Foundations of Data Structures, Abstract Data Types, and Complexity
Learn what a data structure is, how abstract data types differ from implementation details, and why time and space complexity drive practical engineering decisions.
Inside this chapter
- What a Data Structure Really Is
- Abstract Data Type Versus Concrete Implementation
- Why Complexity Analysis Matters
- Space Complexity and Memory Thinking
- How to Choose a Data Structure
- Real-World Usage Snapshot
Series navigation
Study the chapters in sequence for the clearest path from foundations to advanced system usage. Use the navigation at the bottom of every page to move from beginner structures toward database, distributed-system, and interview-level topics.
What a Data Structure Really Is
A data structure is a disciplined way to organize data in memory or on disk so that operations such as insert, search, delete, traverse, sort, or aggregate become efficient and predictable. Beginners often think a data structure is just a syllabus topic like array, stack, or tree. In reality, it is a design decision that shapes correctness, performance, maintainability, and scalability.
Suppose a food delivery company stores active orders in one structure, completed orders in another, and city-wide delivery routes in a graph. Each structure exists because the operations are different. Fast lookup by order id, sequential kitchen processing, and shortest-path delivery planning are not the same problem, so one structure rarely fits all cases well.
Abstract Data Type Versus Concrete Implementation
An Abstract Data Type, or ADT, defines what behavior is offered, while the implementation defines how that behavior is achieved. For example, a stack promises push, pop, peek, and empty checks. It does not force you to build the stack using an array or a linked list. That implementation choice affects resizing cost, memory locality, and performance tradeoffs.
| ADT | What It Guarantees | Common Implementations |
|---|---|---|
| List | Ordered collection with access by position | Dynamic array, linked list |
| Stack | Last in, first out behavior | Array-backed stack, linked-list stack |
| Queue | First in, first out behavior | Circular array, linked queue |
| Map | Store key-value pairs | Hash table, tree map |
| Priority Queue | Access the highest or lowest priority item quickly | Binary heap, Fibonacci heap |
This distinction matters in interviews and in real projects. Engineers talk about using a queue for job scheduling, but then they still need to pick the implementation that gives the right throughput and memory behavior.
Why Complexity Analysis Matters
Complexity analysis describes how runtime or memory grows as input size grows. The most common notation is Big O, which focuses on the dominant growth term. Students should also know that Big O is not the whole story. Constants, memory locality, caching, concurrency, and language runtime behavior can influence real performance.
If a system checks millions of users and does a linear scan each time, it will collapse under load. If it uses hashing or indexing, the same task may become practical. Complexity therefore connects directly to product quality and cost.

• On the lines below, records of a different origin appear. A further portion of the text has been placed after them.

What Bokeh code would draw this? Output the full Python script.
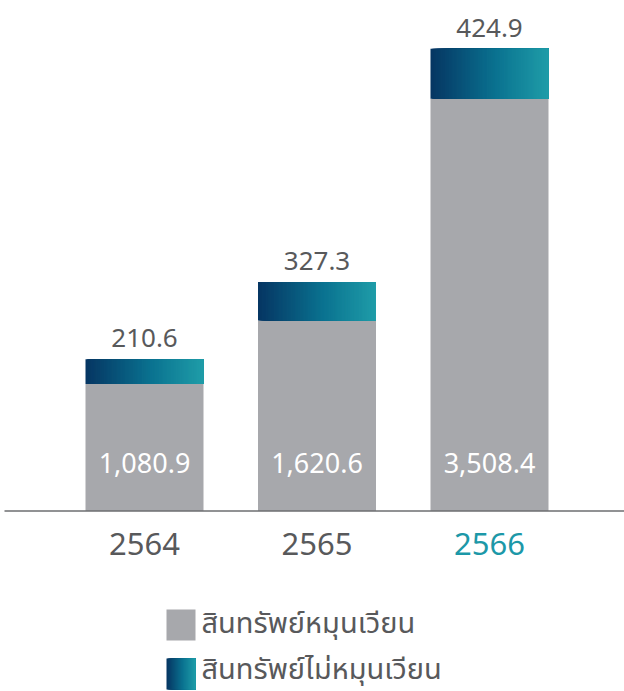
from bokeh.plotting import figure
from bokeh.models import Range1d, ColumnDataSource
from bokeh.core.properties import value
from bokeh.embed import file_html
from bokeh.resources import INLINE

# ---- data ----
years = ["2564", "2565", "2566"]
current_assets = [1080.9, 1620.6, 3508.4]
noncurrent_assets = [210.6, 327.3, 424.9]
current_labels = ["1,080.9", "1,620.6", "3,508.4"]
noncurrent_labels = ["210.6", "327.3", "424.9"]
year_colors = ["#58595b", "#58595b", "#1c98a8"]
legend_labels = ["สินทรัพย์หมุนเวียน", "สินทรัพย์ไม่หมุนเวียน"]

# ---- layout constants (pixels) ----
W, H = 624, 691
BASE_PX = 510.5
PPU_Y = 0.1175
PPU_X = 172.5
X0_PX = 144.0
BAR_W = 118 / PPU_X

def px_x(px):
    return (px - X0_PX) / PPU_X

def px_y(py):
    return (BASE_PX - py) / PPU_Y

GRAY = "#a7a8ac"
TEXT = "#58595b"
NUM_FONT = value("Noto Sans")
THAI_FONT = value("Noto Sans Thai, Noto Sans, sans-serif")

stops = [(0.0, (6, 54, 99)), (0.55, (10, 114, 144)), (1.0, (31, 156, 168))]

def grad(t):
    for (t0, c0), (t1, c1) in zip(stops[:-1], stops[1:]):
        if t <= t1:
            f = (t - t0) / (t1 - t0)
            c = [round(a + (b - a) * f) for a, b in zip(c0, c1)]
            return "#%02x%02x%02x" % tuple(c)
    return "#%02x%02x%02x" % stops[-1][1]

p = figure(width=W, height=H, output_backend="svg", toolbar_location=None,
           x_range=Range1d(-X0_PX / PPU_X, (W - X0_PX) / PPU_X),
           y_range=Range1d(-(H - BASE_PX) / PPU_Y, BASE_PX / PPU_Y),
           min_border=0, outline_line_color=None, background_fill_color="white")
p.axis.visible = False
p.grid.visible = False

idx = list(range(len(years)))

# current assets (gray)
p.vbar(x=idx, top=current_assets, bottom=0, width=BAR_W, fill_color=GRAY, line_color=None)

# non-current assets (gradient via overlapping strips)
N = 90
L, R, B, T, C = [], [], [], [], []
for i in idx:
    left = i - BAR_W / 2
    right = i + BAR_W / 2
    for j in range(N):
        L.append(left + j * BAR_W / N)
        R.append(right)
        B.append(current_assets[i])
        T.append(current_assets[i] + noncurrent_assets[i])
        C.append(grad(j / (N - 1)))
p.quad(source=ColumnDataSource(dict(left=L, right=R, bottom=B, top=T, color=C)),
       left="left", right="right", bottom="bottom", top="top",
       fill_color="color", line_color=None)

# baseline
p.segment(x0=[px_x(4)], x1=[px_x(624)], y0=[0], y1=[0], line_color="#6d6e71", line_width=1.6)

# value labels
totals = [a + b for a, b in zip(current_assets, noncurrent_assets)]
p.text(x=idx, y=totals, text=noncurrent_labels, text_font=NUM_FONT, text_font_size="26px",
       text_color=TEXT, text_align="center", text_baseline="alphabetic", y_offset=-21)
p.text(x=idx, y=[0] * 3, text=current_labels, text_font=NUM_FONT, text_font_size="27px",
       text_color="white", text_align="center", text_baseline="alphabetic", y_offset=-48)

# category labels
p.text(x=idx, y=[0] * 3, text=years, text_font=NUM_FONT, text_font_size="31px",
       text_color=year_colors, text_align="center", text_baseline="alphabetic", y_offset=33)

# legend
p.quad(left=[px_x(166)], right=[px_x(195)], top=[px_y(609)], bottom=[px_y(640)],
       fill_color=GRAY, line_color=None)
M = 30
LL, LR, LC = [], [], []
for j in range(M):
    LL.append(px_x(166 + j * 29 / M))
    LR.append(px_x(195))
    LC.append(grad(j / (M - 1)))
p.quad(source=ColumnDataSource(dict(left=LL, right=LR, color=LC,
                                    top=[px_y(658)] * M, bottom=[px_y(689)] * M)),
       left="left", right="right", top="top", bottom="bottom", fill_color="color", line_color=None)
p.text(x=[px_x(201)] * 2, y=[px_y(623), px_y(669)], text=legend_labels, text_font=THAI_FONT,
       text_font_size="29px", text_color=TEXT, text_align="left", text_baseline="alphabetic")

open("out.html", "w").write(file_html(p, INLINE))
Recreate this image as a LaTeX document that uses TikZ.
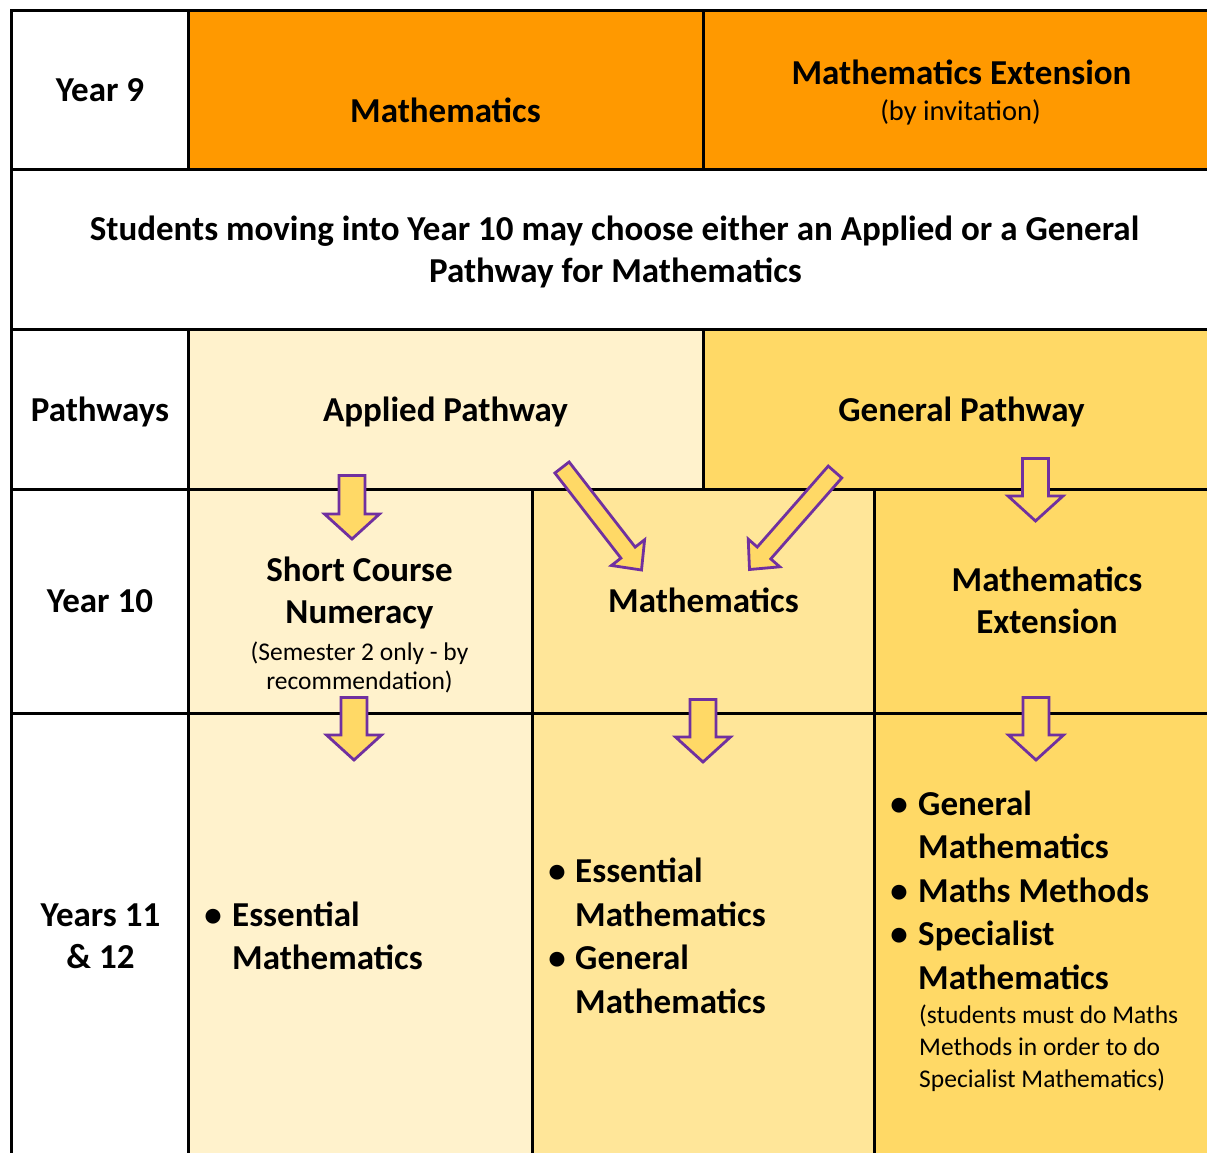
\documentclass[tikz,border=0pt]{standalone}
\usepackage{fontspec}
\setmainfont{Carlito}
\usetikzlibrary{calc}
\definecolor{orangeA}{HTML}{FF9900}
\definecolor{paleY}{HTML}{FFF2CC}
\definecolor{midY}{HTML}{FFE699}
\definecolor{deepY}{HTML}{FFD966}
\definecolor{arrowP}{HTML}{7030A0}
\tikzset{
  big/.style={font=\fontsize{35}{43}\selectfont\bfseries, inner sep=0pt, anchor=base},
  bigw/.style={big, anchor=base west},
  small/.style={font=\fontsize{25.5}{31}\selectfont, inner sep=0pt, anchor=base},
  smallw/.style={small, anchor=base west},
  mid/.style={font=\fontsize{28.5}{34}\selectfont, inner sep=0pt, anchor=base},
  bul/.style={font=\fontsize{35}{43}\selectfont\bfseries, inner sep=0pt, anchor=base},
  gridline/.style={line width=3pt, black, line cap=rect},
  blockarr/.style={draw=arrowP, line width=2.8pt, fill=deepY, line join=miter},
}
\newcommand{\blockarrow}[6]{%
  \coordinate (#1base) at ($(#3)!#6!(#2)$);
  \draw[blockarr] ($(#2)!#4!90:(#3)$) -- ($(#1base)!#4!90:(#3)$) -- ($(#1base)!#5!90:(#3)$) -- (#3) -- ($(#1base)!#5!-90:(#3)$) -- ($(#1base)!#4!-90:(#3)$) -- ($(#2)!#4!-90:(#3)$) -- cycle;}
\begin{document}
\begin{tikzpicture}[x=1pt,y=-1pt]
\useasboundingbox (0,0) rectangle (1207,1153);
\clip (0,0) rectangle (1207,1153);
\fill[white] (0,0) rectangle (1207,1153);
% cell fills
\fill[orangeA] (188,11) rectangle (1219,169);
\fill[paleY] (188,329) rectangle (703,489);
\fill[deepY] (703,329) rectangle (1219,489);
\fill[paleY] (188,489) rectangle (532,1160);
\fill[midY] (532,489) rectangle (874,1160);
\fill[deepY] (874,489) rectangle (1219,1160);
% grid
\foreach \yy in {11,169,329,489,713} \draw[gridline] (11,\yy) -- (1219,\yy);
\draw[gridline] (11,11) -- (11,1170);
\draw[gridline] (188,11) -- (188,169);
\draw[gridline] (188,329) -- (188,1170);
\draw[gridline] (703,11) -- (703,169);
\draw[gridline] (703,329) -- (703,489);
\draw[gridline] (532,489) -- (532,1170);
\draw[gridline] (874,489) -- (874,1170);
% row 1
\node[big] (y9) at (100,102) {Year 9};
\node[big] (m9) at (445.5,123) {Mathematics};
\node[big] (me9) at (961.5,85) {Mathematics Extension};
\node[mid] (inv) at (960.5,121) {(by invitation)};
% row 2
\node[big] (r2a) at (614.5,240) {Students moving into Year 10 may choose either an Applied or a General};
\node[big] (r2b) at (615.5,282) {Pathway for Mathematics};
% row 3
\node[big] (pw) at (100,421) {Pathways};
\node[big] (ap) at (445.5,421) {Applied Pathway};
\node[big] (gp) at (961.5,421) {General Pathway};
% row 4
\node[big] (y10) at (100,612) {Year 10};
\node[big] (sc1) at (359.5,581) {Short Course};
\node[big] (sc2) at (359.5,623) {Numeracy};
\node[small] (sc3) at (359.5,660) {(Semester 2 only - by};
\node[small] (sc4) at (359.5,689) {recommendation)};
\node[big] (m10) at (703.5,612) {Mathematics};
\node[big] (me10a) at (1047,591) {Mathematics};
\node[big] (me10b) at (1047,633) {Extension};
% row 5
\node[big] (y11a) at (100.5,926) {Years 11};
\node[big] (y11b) at (100.5,968) {\& 12};
\node[bul] (bl1) at (213,926) {•};
\node[bigw] (l1) at (232,926) {Essential};
\node[bigw] (l2) at (232,969) {Mathematics};
\node[bul] (bm1) at (557,882) {•};
\node[bul] (bm2) at (557,969) {•};
\node[bigw] (m1) at (575,882) {Essential};
\node[bigw] (m2) at (575,926) {Mathematics};
\node[bigw] (m3) at (575,969) {General};
\node[bigw] (m4) at (575,1013) {Mathematics};
\node[bul] (br1) at (899,815) {•};
\node[bul] (br2) at (899,902) {•};
\node[bul] (br3) at (899,945) {•};
\node[bigw] (r1) at (918,815) {General};
\node[bigw] (r2) at (918,858) {Mathematics};
\node[bigw] (r3) at (918,902) {Maths Methods};
\node[bigw] (r4) at (918,945) {Specialist};
\node[bigw] (r5) at (918,989) {Mathematics};
\node[smallw] (r6) at (919,1023) {(students must do Maths};
\node[smallw] (r7) at (919,1055) {Methods in order to do};
\node[smallw] (r8) at (919,1087) {Specialist Mathematics)};
% arrows
\coordinate (a1t) at (352,475.5); \coordinate (a1h) at (352,539);
\coordinate (a2t) at (354,697.5); \coordinate (a2h) at (354,760);
\coordinate (a3t) at (703,699.5); \coordinate (a3h) at (703,762);
\coordinate (a4t) at (1035.5,458.5); \coordinate (a4h) at (1035.5,521);
\coordinate (a5t) at (1036,697.5); \coordinate (a5h) at (1036,760);
\coordinate (d1t) at (562,467.5); \coordinate (d1h) at (641.5,570);
\coordinate (d2t) at (835,472); \coordinate (d2h) at (749.5,569.5);
\blockarrow{a1}{a1t}{a1h}{13pt}{27.5pt}{25pt}
\blockarrow{a2}{a2t}{a2h}{13pt}{27.5pt}{25pt}
\blockarrow{a3}{a3t}{a3h}{13pt}{27.5pt}{25pt}
\blockarrow{a4}{a4t}{a4h}{13pt}{27.5pt}{25pt}
\blockarrow{a5}{a5t}{a5h}{13pt}{27.5pt}{25pt}
\blockarrow{d1}{d1t}{d1h}{9pt}{21pt}{22pt}
\blockarrow{d2}{d2t}{d2h}{9pt}{21pt}{22pt}
\end{tikzpicture}
\end{document}
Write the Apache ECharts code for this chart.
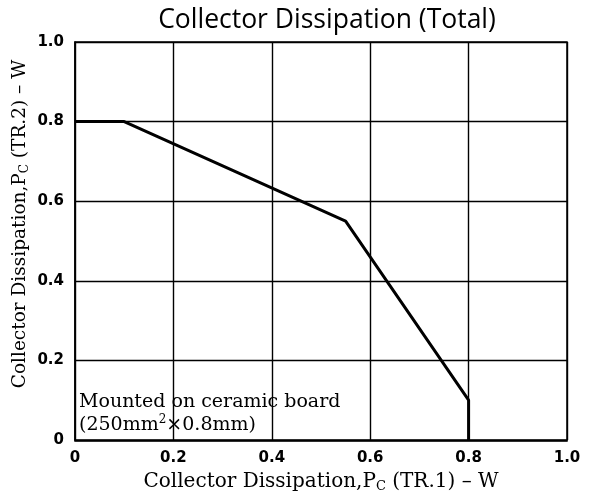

Space Complexity and Memory Thinking
Space complexity describes how much additional memory an algorithm or structure needs. A solution can be fast but memory-expensive, or memory-light but slower. This tradeoff appears everywhere: caching, recursion, dynamic programming, index design, compression, and database storage.
def contains_duplicate(nums):
seen = set()
for value in nums:
if value in seen:
return True
seen.add(value)
return False
This solution runs quickly because set lookup is fast on average, but it uses extra memory proportional to the number of unique values. If memory is extremely constrained, a different approach might be preferred.
How to Choose a Data Structure
- List the most common operations: lookup, insert, delete, traverse, sort, range query, priority retrieval, and adjacency exploration.
- Estimate data volume: thousands, millions, or billions of records can change the best choice.
- Understand ordering needs: some workloads require sorted traversal while others care only about existence checks.
- Check update frequency: append-heavy and delete-heavy systems behave differently.
- Include platform reality: CPU cache behavior, language libraries, and persistent storage matter.
A social media feed, an autocomplete box, a warehouse scanner, and a trading engine all need different structures even if each one is simply "storing data."
Real-World Usage Snapshot
Web browsers use stacks for history and parsing. E-commerce search uses inverted indexes, hash maps, tries, and ranking heaps. Ride-sharing apps use graphs for routes, queues for event processing, and maps for live-driver lookup. Databases use B-trees, LSM trees, hash indexes, and buffer caches. Once students see these links, data structures stop feeling academic and start feeling like system design building blocks.